Omega responded with a version of the Seamaster Professional that had both a ceramic bezel and dial, which coupled with a step up in fit-and-finish took it closer to the Rolex, but it still lacked the in-house movements that had started appearing elsewhere in its line-up. Hence this—the ceramic, in-house 2018 Seamaster Professional 300M.
This time, Omega is bringing the big guns to Rolex’s Submariner, and it starts with what’s inside, the METAS-approved Calibre 8800. What’s METAS-approved, I assume you’re wondering—well, let me tell you. You know how Rolex certifies its own movements as chronometer rated? Now Omega does too. I don’t know if that’s a good thing or not—I suppose it’s more likely to demonstrate a commitment to accuracy rather than an opportunity to cheat the system.
Back to the calibre 8800—this is a new one for Omega, and is packed with features. You’ve got the free-sprung balance and balance spring in silicon for protection against magnetism, a 55-hour power reserve, an odd 25,200 vph beat—that’s seven beats per second rather than the usual eight—the Daniels-developed lubrication-free Co-Axial escapement—of course—and rather pleasantly, a sapphire case back to admire it all from.

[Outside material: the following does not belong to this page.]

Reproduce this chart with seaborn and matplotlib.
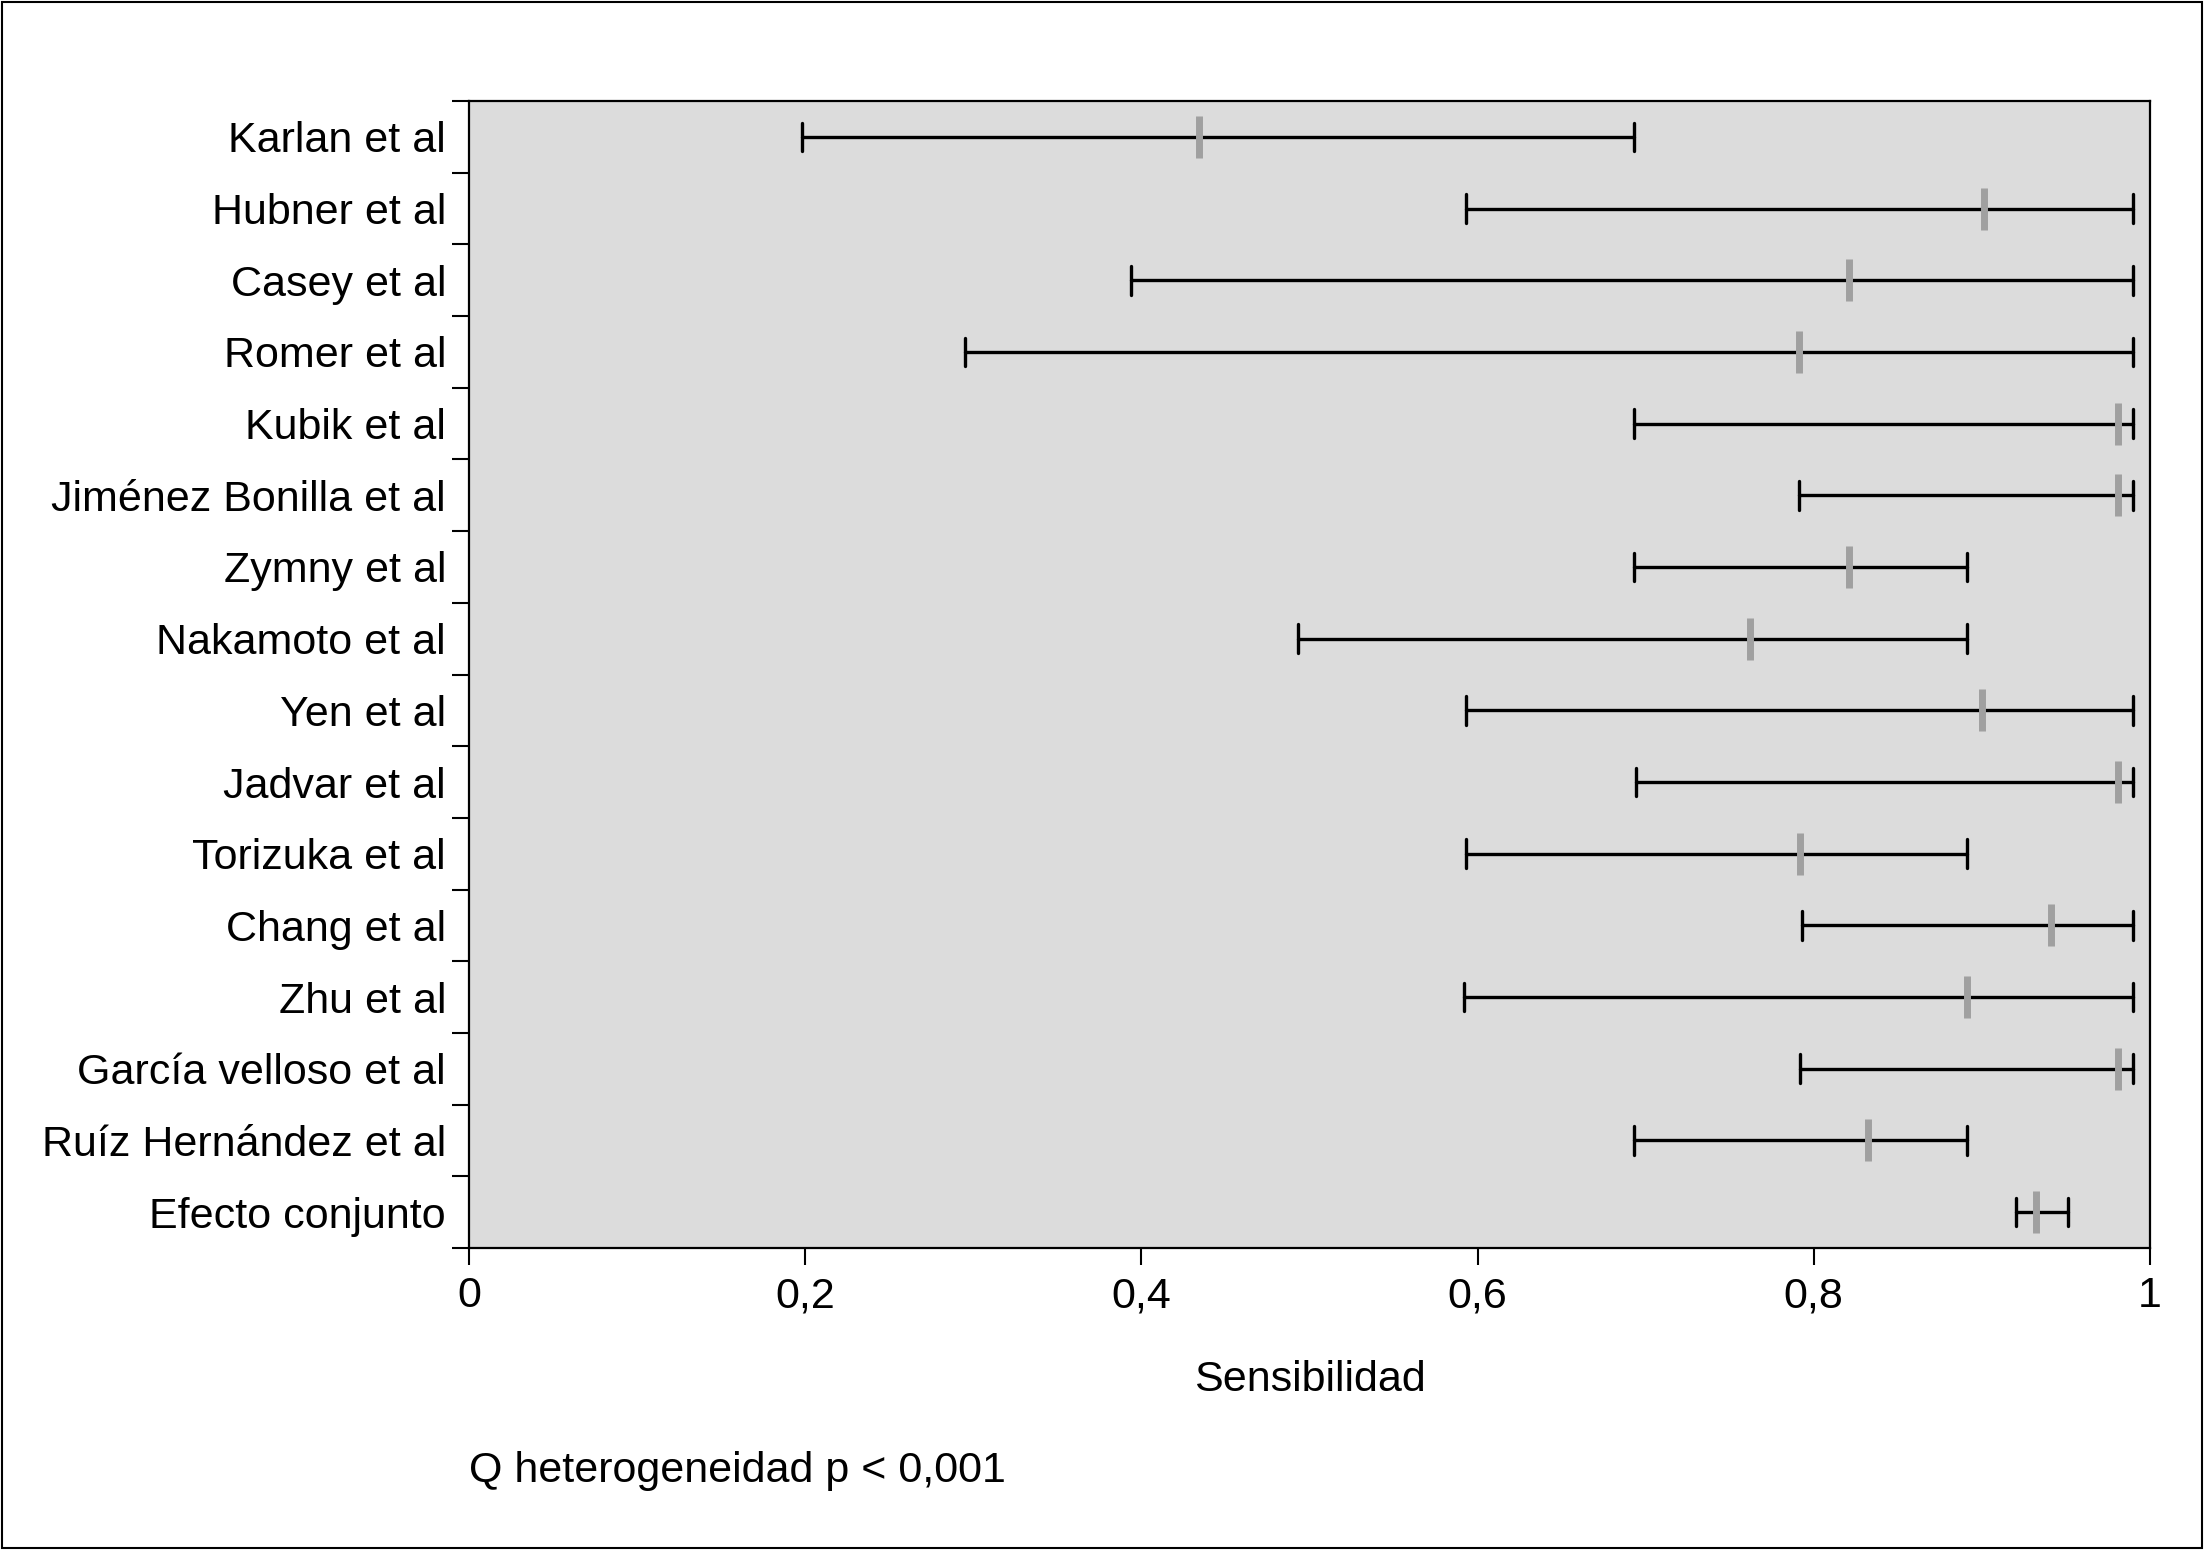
import numpy as np
import pandas as pd
import matplotlib.pyplot as plt
import seaborn as sns

# Data (sensitivity with 95% CI)
studies = ['Karlan et al', 'Hubner et al', 'Casey et al', 'Romer et al', 'Kubik et al',
           'Jiménez Bonilla et al', 'Zymny et al', 'Nakamoto et al', 'Yen et al',
           'Jadvar et al', 'Torizuka et al', 'Chang et al', 'Zhu et al',
           'García velloso et al', 'Ruíz Hernández et al', 'Efecto conjunto']
low = [0.198, 0.593, 0.394, 0.295, 0.693, 0.791, 0.693, 0.493, 0.593, 0.694,
       0.593, 0.793, 0.592, 0.792, 0.693, 0.920]
est = [0.434, 0.901, 0.821, 0.791, 0.981, 0.981, 0.821, 0.762, 0.900, 0.981,
       0.792, 0.941, 0.891, 0.981, 0.832, 0.932]
high = [0.693, 0.990, 0.990, 0.990, 0.990, 0.990, 0.891, 0.891, 0.990, 0.990,
        0.891, 0.990, 0.990, 0.990, 0.891, 0.951]

xticks = [0, 0.2, 0.4, 0.6, 0.8, 1]
xticklabels = ['0', '0,2', '0,4', '0,6', '0,8', '1']

sns.set_theme(style='ticks')
plt.rcParams['font.family'] = ['Liberation Sans', 'DejaVu Sans']

# long format: low / estimate / high for every study
df = pd.DataFrame({
    'Estudio': np.repeat(studies, 3),
    'Sensibilidad': np.column_stack([low, est, high]).ravel(),
})

fig = plt.figure(figsize=(22.05, 15.51), dpi=100)
ax = fig.add_axes([469 / 2205, 1 - 1248 / 1551, 1681 / 2205, 1147 / 1551])
ax.set_facecolor('#dcdcdc')

# Confidence intervals (black whiskers with caps)
sns.pointplot(data=df, x='Sensibilidad', y='Estudio', order=studies,
              estimator='median', errorbar=lambda v: (v.min(), v.max()),
              color='black', marker='', linestyle='none', capsize=0.4,
              err_kws={'linewidth': 2.4}, ax=ax)

# Point estimates (grey vertical ticks)
sns.scatterplot(x=est, y=np.arange(len(studies)), marker='|', s=880,
                linewidth=5, color='#a0a0a0', zorder=5, legend=False, ax=ax)

ax.set_xlim(0, 1)
ax.set_ylim(len(studies) - 0.5, -0.5)
ax.set_xticks(xticks)
ax.set_xticklabels(xticklabels)
ax.set_yticks(np.arange(len(studies)))
ax.set_yticklabels(studies)
ax.set_yticks(np.arange(-0.5, len(studies)), minor=True)
ax.grid(False)

ax.tick_params(axis='x', which='major', length=12, width=1.5, pad=8.5,
               labelsize=31, color='black', labelcolor='black')
ax.tick_params(axis='y', which='major', length=0, pad=16.5,
               labelsize=31, labelcolor='black')
ax.tick_params(axis='y', which='minor', length=12, width=1.5, color='black')

for side in ['top', 'bottom', 'left', 'right']:
    ax.spines[side].set_visible(True)
    ax.spines[side].set_color('black')
    ax.spines[side].set_linewidth(1.6)

ax.set_xlabel('Sensibilidad', fontsize=31, labelpad=31, color='black')
ax.set_ylabel('')

fig.text(469 / 2205, 1 - 1482 / 1551, 'Q heterogeneidad p < 0,001',
         fontsize=31, ha='left', va='baseline', color='black')

# outer frame around the whole figure
fig.add_artist(plt.Rectangle((2 / 2205, 3 / 1551), 2200 / 2205, 1546 / 1551,
                             fill=False, edgecolor='black', linewidth=1.5,
                             transform=fig.transFigure))

fig.savefig('out.png', dpi=100)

A by-product of this new movement, however, is an extra millimetre in the diameter of the watch, taking it up to 42mm—that’s 2mm more than the Submariner—plus a little extra thickness. That might be a deal-breaker for you, or maybe a bonus—either way, it’s happened.
Something else that’s happened is the return of the dial waves, a surprisingly subtle addition that harks back to the original Professional and was omitted in the previous ceramic model. The waves are cut by laser, which is appropriate given the watch’s James Bond associations, snaking up and down like a wriggling Sean Connery trying to avoid dastardly castration.

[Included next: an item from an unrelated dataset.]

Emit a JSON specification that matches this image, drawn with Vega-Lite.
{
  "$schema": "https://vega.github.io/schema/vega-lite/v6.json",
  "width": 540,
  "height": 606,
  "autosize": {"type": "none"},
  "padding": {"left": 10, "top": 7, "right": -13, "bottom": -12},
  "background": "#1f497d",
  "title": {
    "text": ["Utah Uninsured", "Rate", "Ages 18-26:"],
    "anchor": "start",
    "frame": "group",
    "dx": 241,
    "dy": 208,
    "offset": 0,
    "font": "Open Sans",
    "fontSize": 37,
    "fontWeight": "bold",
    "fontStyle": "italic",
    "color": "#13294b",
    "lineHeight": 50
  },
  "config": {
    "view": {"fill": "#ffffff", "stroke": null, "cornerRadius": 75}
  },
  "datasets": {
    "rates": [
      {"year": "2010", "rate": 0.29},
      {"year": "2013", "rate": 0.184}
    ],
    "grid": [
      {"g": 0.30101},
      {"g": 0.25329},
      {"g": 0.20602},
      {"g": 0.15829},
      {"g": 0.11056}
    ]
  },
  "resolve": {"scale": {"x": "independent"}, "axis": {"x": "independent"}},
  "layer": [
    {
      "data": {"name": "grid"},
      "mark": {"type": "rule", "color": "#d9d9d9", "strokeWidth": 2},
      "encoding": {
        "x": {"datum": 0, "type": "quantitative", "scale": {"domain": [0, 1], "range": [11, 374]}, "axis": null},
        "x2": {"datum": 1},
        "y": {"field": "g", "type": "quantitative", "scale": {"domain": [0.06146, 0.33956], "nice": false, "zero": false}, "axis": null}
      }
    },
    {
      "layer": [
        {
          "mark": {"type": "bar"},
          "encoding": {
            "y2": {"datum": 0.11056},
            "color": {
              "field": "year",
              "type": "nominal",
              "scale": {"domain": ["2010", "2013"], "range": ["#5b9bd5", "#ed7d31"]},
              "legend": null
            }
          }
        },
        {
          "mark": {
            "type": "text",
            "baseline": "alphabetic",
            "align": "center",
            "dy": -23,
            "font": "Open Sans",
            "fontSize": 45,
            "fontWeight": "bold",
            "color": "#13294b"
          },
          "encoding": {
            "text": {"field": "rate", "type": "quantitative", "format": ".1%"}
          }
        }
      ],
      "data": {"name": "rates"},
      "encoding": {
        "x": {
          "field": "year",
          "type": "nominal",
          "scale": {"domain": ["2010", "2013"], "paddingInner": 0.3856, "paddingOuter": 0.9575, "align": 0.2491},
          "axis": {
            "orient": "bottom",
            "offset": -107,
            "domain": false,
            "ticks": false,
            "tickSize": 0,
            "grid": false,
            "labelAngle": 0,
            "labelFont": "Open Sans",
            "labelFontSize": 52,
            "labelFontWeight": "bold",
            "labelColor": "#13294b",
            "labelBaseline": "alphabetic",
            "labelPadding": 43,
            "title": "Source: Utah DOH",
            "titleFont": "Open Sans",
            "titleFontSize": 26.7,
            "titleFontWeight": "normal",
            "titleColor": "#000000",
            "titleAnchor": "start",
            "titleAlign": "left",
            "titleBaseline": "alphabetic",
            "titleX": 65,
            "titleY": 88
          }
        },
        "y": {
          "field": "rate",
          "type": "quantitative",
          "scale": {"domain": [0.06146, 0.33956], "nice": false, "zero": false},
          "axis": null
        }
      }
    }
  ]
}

The helium escape valve has also been tinkered with, not just so it’s now conical, but also so it can be operated underwater. These valves are used to allow helium to exit the case during decompression in a decompression chamber, so why it needs to be used underwater, I’m quite not sure. If the chamber’s filling with water, saving your watch will be the last thing on your mind. Maybe you have some thoughts on it.
But the really impressive thing here isn’t something that can be written down as a line in the spec sheet—it’s the build quality, the attention to detail. Each luminous marker is perfectly domed, every delineation between finishes crisply defined. The date window is balanced at 6 o’clock and inverted to blend with the dial. The ceramic elements, available in seven different colour combinations, are deeply polished and shift in saturation under moving light. Even the bezel text, in white enamel, is crisp and bright.
On paper, it sits side-by-side with the Submariner, trading blows with no real winner emerging. But there’s one more titbit left to ponder, and that’s the price. Rolex would kindly ask you for £6,550 to relieve them of a Submariner Date—Omega, on the other hand, want just £3,520—£3,600 if you want a bracelet instead—and you don’t need me to tell you that that’s a big difference.
If there’s one thing to be learned from an ongoing interest in mechanical watches, it’s that logic doesn’t have much of a part to play in any of it. If you want a Rolex, you want a Rolex, and that, quite frankly, is the end of it. However, if the Seamaster has always held an appeal for you, but just never quite hit the mark, then perhaps now it’s time to reassess your position. It may have taken Omega many, many decades to catch up, but it seems at last that it’s finally stopped bringing a knife to a gunfight.